The 2011 Biennale will also include the concept of International Pavilions that was initially proposed by Mr. Antonius Lambertus Maria Van Zeeland, the Consul-General of the Netherlands Consulate in Guangzhou. Featured in this section of the biennale will be an award-wining project from the 2010 Venice Biennale of Architecture. Reclaim, the Bahrain Pavilion, which was awarded Best National Participation, consists of three fishing platforms – the informal waterfront structures that used to line the sea and served as lively social spaces before the real estate boom of recent decades reconfigured the city’s shore. It echoes Shenzhen’s experience of being developed from a small fishing village to an international modern city. In an effort to not only internationalize the Shenzhen Biennale, but also to expand the number of multiple internationally voices heard, various national institutes were invited to participate, including: Austria, Chile, Egypt, Finland, and The Netherlands.
Catalyzing change is also the subject of two projects in the 2011 Biennale. The Ghana ThinkTank is a worldwide network of think tanks creating strategies to resolve local problems in the “developed” world. These think tanks analyze “First” World problems and propose solutions, which are put into action back in the community where the problems originated. Similarly, Haas + Hahn, Dutch artists Dre Urhahn and Jeroen Koolhaas, turn public urban spaces that are deprived and often sites of conflicts, into inspiring artworks of monumental size. These projects offer local youth education and job opportunities, while making their community a nicer place to live.
As a city that recently celebrated its 30th anniversary, Shenzhen is planning its future for the next 30 years. As part of this historic milestone, the Biennale will present Exhibition of Universiade Stories an exhibition that showcases the newly constructed stadiums, and investigates the impact that large public events have on the city of Shenzhen. Another presentation of regional development will be The Research, Competition and Exhibition of Innovative Public Housing. The Biennale will include the fifth phase of this project that includes the exhibition and final review phase of design submissions. This will play an important role in the development and construction of public housing in Shenzhen.

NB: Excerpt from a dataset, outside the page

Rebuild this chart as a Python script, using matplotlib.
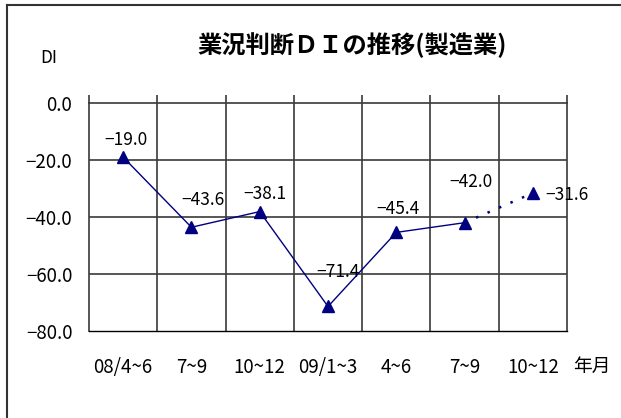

In addition, the Hong Kong organizing committee was successful in securing sponsorship from the Hong Kong government and is working together with Shenzhen to truly make this a Bi-City Biennale. Based on the Biennale’s concepts established by the curatorial team, the Hong Kong edition will work to complement the Shenzhen Biennale in an integrative way. The Biennale in Hong Kong, curated by Gene King and Anderson Lee, is now under preparation and expected to open in February 2012. 2011 Shenzhen & Hong Kong Bi-City Biennale Of Urbanism\Architecture aims to achieve the goal of ‘Bi-City, One-Theme, One-Exhibition’.